Reflection of sustainable development goals in Afghanistan constitution

Sat, Oct 30 2021 9:59 PM

By: Sayed Hamidullah Mussawyan


Nowadays, sustainable development is regarded as the most important problem in developmental literature, which was initially explored in the 1970s and is still being debated in several sectors. As a result, developmental theorists working on this area, addressing this content among the newest topics of development ology have a significant capacity for excellence and refinement.

Today, the Sustainable Development Goals (SDGs) are a significant indicator for assessing a country's status, and many international agencies evaluate how the SDGs are reached using specialized methods and produce a report on each country's progress on an annual basis.

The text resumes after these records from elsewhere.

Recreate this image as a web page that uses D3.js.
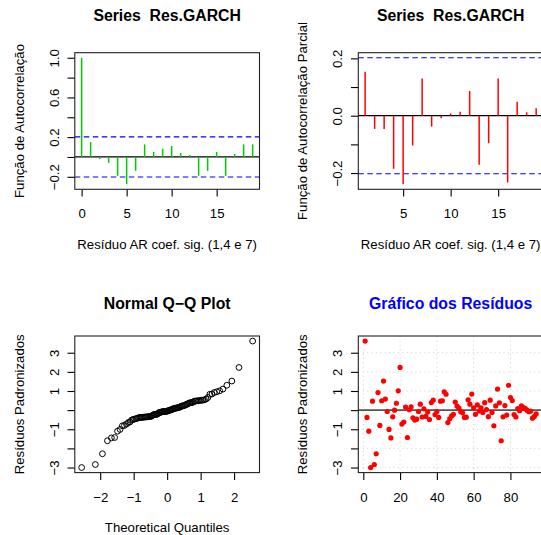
<!DOCTYPE html>
<html lang="pt">
<head>
<meta charset="utf-8">
<title>Res.GARCH</title>
<script src="https://cdnjs.cloudflare.com/ajax/libs/d3/7.8.5/d3.min.js"></script>
<style>
body { margin: 0; background: #fff; }
svg { display: block; }
</style>
</head>
<body>
<script>
// data
var acfLags = d3.range(0, 20);
var acfValues = [1.0, 0.15, -0.02, -0.06, -0.19, -0.275, -0.14, 0.127, 0.05, 0.083,
                 0.11, 0.04, 0.02, -0.19, -0.14, 0.05, -0.19, 0.03, 0.127, 0.127];
var pacfLags = d3.range(1, 20);
var pacfValues = [0.153, -0.046, -0.046, -0.185, -0.239, -0.104, 0.13, -0.038, -0.009, 0.008,
                  0.014, 0.086, -0.171, -0.096, 0.13, -0.233, 0.049, 0.012, 0.026];
var residuos = [3.61, -0.38, -1.10, -3.00, 0.47, -2.84, -2.28, 0.92, -0.80, 0.49,
                1.52, 0.58, -0.07, -1.01, -1.45, -0.35, 0.00, 0.36, 1.01, 2.23,
                -0.73, -0.62, 0.16, -1.43, 0.02, 0.17, -0.40, -0.52, -0.47, -0.07,
                0.31, -0.36, 0.07, -0.33, -0.10, -0.49, 0.40, 0.52, -0.23, -0.07,
                -0.38, 0.47, 0.49, 0.96, 0.83, -0.65, -0.45, -0.30, -0.22, 0.42,
                0.21, 0.10, -0.08, -0.14, -0.38, -0.37, 0.54, 0.31, 0.84, 0.12,
                -0.22, 0.27, -0.05, 0.12, -0.12, 0.39, 0.03, -0.34, 0.52, -0.12,
                -0.82, 0.22, 1.10, 0.38, -1.60, -0.35, 0.24, -0.26, 1.30, 0.66,
                0.50, -0.23, -0.36, 0.08, -0.03, 0.23, 0.13, 0.09, 0.00, -0.08,
                -0.05, -0.42, -0.33, -0.20];

// ticks (only the ones inside each axis range, like R's axTicks)
var acfXTicks = [0, 5, 10, 15];
var acfYTicks = [-0.2, 0, 0.2, 0.4, 0.6, 0.8, 1.0];
var acfYLabels = ["\u22120.2", "", "0.2", "", "0.6", "", "1.0"];
var pacfXTicks = [5, 10, 15];
var pacfYTicks = [-0.2, -0.1, 0, 0.1, 0.2];
var pacfYLabels = ["\u22120.2", "", "0.0", "", "0.2"];
var qqXTicks = [-2, -1, 0, 1, 2];
var qqXLabels = ["\u22122", "\u22121", "0", "1", "2"];
var resXTicks = [0, 20, 40, 60, 80];
var resYTicks = [-3, -2, -1, 0, 1, 2, 3];
var resYLabels = ["\u22123", "", "\u22121", "", "1", "2", "3"];

var FONT = "'Liberation Sans', Arial, Helvetica, sans-serif";
var w = 541, h = 535;
var pw = 184.7, ph = 136.6;
var cols = [74.8, 358.3], rows = [52.7, 336];

var n = residuos.length;
var clim = 1.96 / Math.sqrt(n);

var svg = d3.select("body").append("svg")
  .attr("width", w).attr("height", h)
  .attr("font-family", FONT);

// R style axis limits: data range plus 4%
function rpad(ext) {
  var d = (ext[1] - ext[0]) * 0.04;
  return [ext[0] - d, ext[1] + d];
}

// inverse normal cdf (Acklam) for the qq plot
function qnorm(p) {
  var a = [-39.69683028665376, 220.9460984245205, -275.9285104469687, 138.3577518672690, -30.66479806614716, 2.506628277459239];
  var b = [-54.47609879822406, 161.5858368580409, -155.6989798598866, 66.80131188771972, -13.28068155288572];
  var c = [-0.007784894002430293, -0.3223964580411365, -2.400758277161838, -2.549732539343734, 4.374664141464968, 2.938163982698783];
  var d = [0.007784695709041462, 0.3224671290700398, 2.445134137142996, 3.754408661907416];
  var q, r;
  if (p < 0.02425) {
    q = Math.sqrt(-2 * Math.log(p));
    return (((((c[0]*q+c[1])*q+c[2])*q+c[3])*q+c[4])*q+c[5]) / ((((d[0]*q+d[1])*q+d[2])*q+d[3])*q+1);
  }
  if (p > 1 - 0.02425) return -qnorm(1 - p);
  q = p - 0.5; r = q * q;
  return (((((a[0]*r+a[1])*r+a[2])*r+a[3])*r+a[4])*r+a[5])*q / (((((b[0]*r+b[1])*r+b[2])*r+b[3])*r+b[4])*r+1);
}

function panel(col, row) {
  return svg.append("g").attr("transform", "translate(" + cols[col] + "," + rows[row] + ")");
}

function frame(g, x, y, xt, xl, yt, yl, title, xlab, ylab, titleY, titleColor) {
  var ax = g.append("g").attr("transform", "translate(0," + ph + ")")
    .call(d3.axisBottom(x).tickValues(xt).tickSize(7.3).tickSizeOuter(0)
      .tickFormat(function(d, i) { return xl ? xl[i] : d; }));
  ax.select(".domain").remove();
  ax.attr("font-family", FONT).attr("font-size", 13.2);
  ax.selectAll("line").attr("stroke-width", 1.1);
  ax.selectAll("text").attr("y", 29).attr("dy", null).attr("fill", "#000");

  var ay = g.append("g")
    .call(d3.axisLeft(y).tickValues(yt).tickSize(7.3).tickSizeOuter(0)
      .tickFormat(function(d, i) { return yl[i]; }));
  ay.select(".domain").remove();
  ay.attr("font-family", FONT).attr("font-size", 13.2);
  ay.selectAll("line").attr("stroke-width", 1.1);
  ay.selectAll("text").attr("x", 0).attr("y", -16).attr("dy", null)
    .attr("transform", "rotate(-90)").attr("text-anchor", "middle").attr("fill", "#000");

  g.append("rect").attr("width", pw).attr("height", ph)
    .attr("fill", "none").attr("stroke", "#222").attr("stroke-width", 1.1);

  g.append("text").text(title)
    .attr("x", pw / 2).attr("y", titleY)
    .attr("text-anchor", "middle").attr("font-weight", "bold")
    .attr("font-size", 15.8).attr("fill", titleColor || "#000");
  g.append("text").text(xlab)
    .attr("x", pw / 2).attr("y", ph + 59.5)
    .attr("text-anchor", "middle").attr("font-size", 13.2);
  g.append("text").text(ylab)
    .attr("transform", "translate(-51," + (ph / 2) + ") rotate(-90)")
    .attr("text-anchor", "middle").attr("font-size", 13.2);
}

// 1: ACF
var x1 = d3.scaleLinear().domain(rpad([0, 19])).range([0, pw]);
var y1 = d3.scaleLinear().domain(rpad(d3.extent(acfValues.concat([-clim, clim])))).range([ph, 0]);
var g1 = panel(0, 0);
g1.append("line").attr("x1", 0).attr("x2", pw).attr("y1", y1(0)).attr("y2", y1(0))
  .attr("stroke", "#000").attr("stroke-width", 1.2);
g1.selectAll("line.clim").data([clim, -clim]).enter().append("line")
  .attr("class", "clim")
  .attr("x1", 0).attr("x2", pw)
  .attr("y1", function(d) { return y1(d); }).attr("y2", function(d) { return y1(d); })
  .attr("stroke", "#0000ff").attr("stroke-width", 1.1).attr("stroke-dasharray", "5.5,3.5");
g1.selectAll("line.bar").data(acfValues).enter().append("line")
  .attr("class", "bar")
  .attr("x1", function(d, i) { return x1(acfLags[i]); })
  .attr("x2", function(d, i) { return x1(acfLags[i]); })
  .attr("y1", y1(0))
  .attr("y2", function(d) { return y1(d); })
  .attr("stroke", "#00cd00").attr("stroke-width", 1.5);
frame(g1, x1, y1, acfXTicks, null, acfYTicks, acfYLabels,
  "Series\u00a0 Res.GARCH", "Resíduo AR coef. sig. (1,4 e 7)", "Função de Autocorrelação", -32);

// 2: PACF
var x2 = d3.scaleLinear().domain(rpad([1, 19])).range([0, pw]);
var y2 = d3.scaleLinear().domain(rpad(d3.extent(pacfValues.concat([-clim, clim])))).range([ph, 0]);
var g2 = panel(1, 0);
g2.append("line").attr("x1", 0).attr("x2", pw).attr("y1", y2(0)).attr("y2", y2(0))
  .attr("stroke", "#000").attr("stroke-width", 1.2);
g2.selectAll("line.clim").data([clim, -clim]).enter().append("line")
  .attr("class", "clim")
  .attr("x1", 0).attr("x2", pw)
  .attr("y1", function(d) { return y2(d); }).attr("y2", function(d) { return y2(d); })
  .attr("stroke", "#0000ff").attr("stroke-width", 1.1).attr("stroke-dasharray", "5.5,3.5");
g2.selectAll("line.bar").data(pacfValues).enter().append("line")
  .attr("class", "bar")
  .attr("x1", function(d, i) { return x2(pacfLags[i]); })
  .attr("x2", function(d, i) { return x2(pacfLags[i]); })
  .attr("y1", y2(0))
  .attr("y2", function(d) { return y2(d); })
  .attr("stroke", "#ff0000").attr("stroke-width", 1.5);
frame(g2, x2, y2, pacfXTicks, null, pacfYTicks, pacfYLabels,
  "Series\u00a0 Res.GARCH", "Resíduo AR coef. sig. (1,4 e 7)", "Função de Autocorrelação Parcial", -32);

// 3: Normal Q-Q
var ordenados = residuos.slice().sort(d3.ascending);
var teoricos = ordenados.map(function(d, i) { return qnorm((i + 1 - 0.5) / n); });
var x3 = d3.scaleLinear().domain(rpad(d3.extent(teoricos))).range([0, pw]);
var y3 = d3.scaleLinear().domain(rpad(d3.extent(residuos))).range([ph, 0]);
var g3 = panel(0, 1);
g3.selectAll("circle").data(ordenados).enter().append("circle")
  .attr("cx", function(d, i) { return x3(teoricos[i]); })
  .attr("cy", function(d) { return y3(d); })
  .attr("r", 2.9)
  .attr("fill", "none").attr("stroke", "#000").attr("stroke-width", 1);
frame(g3, x3, y3, qqXTicks, qqXLabels, resYTicks, resYLabels,
  "Normal Q\u2212Q Plot", "Theoretical Quantiles", "Resíduos Padronizados", -27.5);

// 4: residuals by index
var x4 = d3.scaleLinear().domain(rpad([1, n])).range([0, pw]);
var y4 = d3.scaleLinear().domain(rpad(d3.extent(residuos))).range([ph, 0]);
var g4 = panel(1, 1);
g4.selectAll("line.vgrid").data(resXTicks).enter().append("line")
  .attr("class", "vgrid")
  .attr("x1", function(d) { return x4(d); }).attr("x2", function(d) { return x4(d); })
  .attr("y1", 0).attr("y2", ph)
  .attr("stroke", "#d3d3d3").attr("stroke-dasharray", "1.1,3.3");
g4.selectAll("line.hgrid").data(resYTicks).enter().append("line")
  .attr("class", "hgrid")
  .attr("x1", 0).attr("x2", pw)
  .attr("y1", function(d) { return y4(d); }).attr("y2", function(d) { return y4(d); })
  .attr("stroke", "#d3d3d3").attr("stroke-dasharray", "1.1,3.3");
g4.append("line").attr("x1", 0).attr("x2", pw).attr("y1", y4(0)).attr("y2", y4(0))
  .attr("stroke", "#555").attr("stroke-width", 1.8);
g4.selectAll("circle").data(residuos).enter().append("circle")
  .attr("cx", function(d, i) { return x4(i + 1); })
  .attr("cy", function(d) { return y4(d); })
  .attr("r", 2.6)
  .attr("fill", "#ff0000");
frame(g4, x4, y4, resXTicks, null, resYTicks, resYLabels,
  "Gráfico dos Resíduos", "", "Resíduos Padronizados", -27.5, "#0000ff");
</script>
</body>
</html>
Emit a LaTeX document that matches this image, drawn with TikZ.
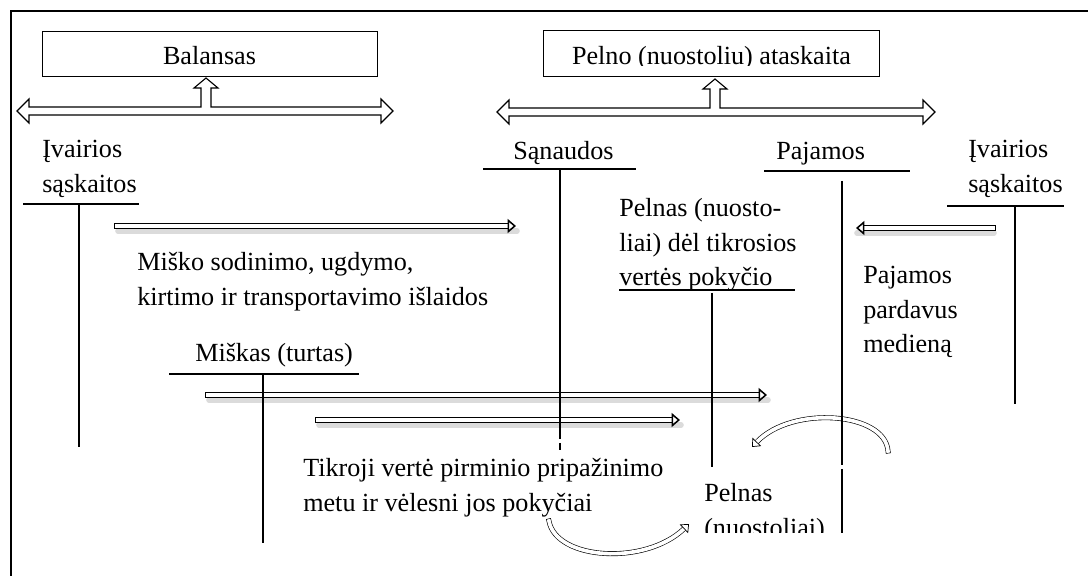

The constitution of Afghanistan, which was adopted by the people's representatives in the Loya Jirga in 2003 in a partly democratic atmosphere, which is often referred to as one of the most advanced constitutions, focuses on the sustainable development goal and legislators have tried to develop the provisions of the constitution in line with the progress and developments of the modern world. Thus, it includes binding provisions on social justice and citizen equality, basic needs, the principle of the appropriate use of natural resources, environmental protection and ecosystem degradation, job creation and forced labor prevention, public education, and acceptance of cultural diversity. Legislators have attempted to develop the constitution's provisions in favor of citizens. On the contrary, implementing the rule of law for all individuals remains a difficulty that has proven ineffective in accomplishing sustainable development goals.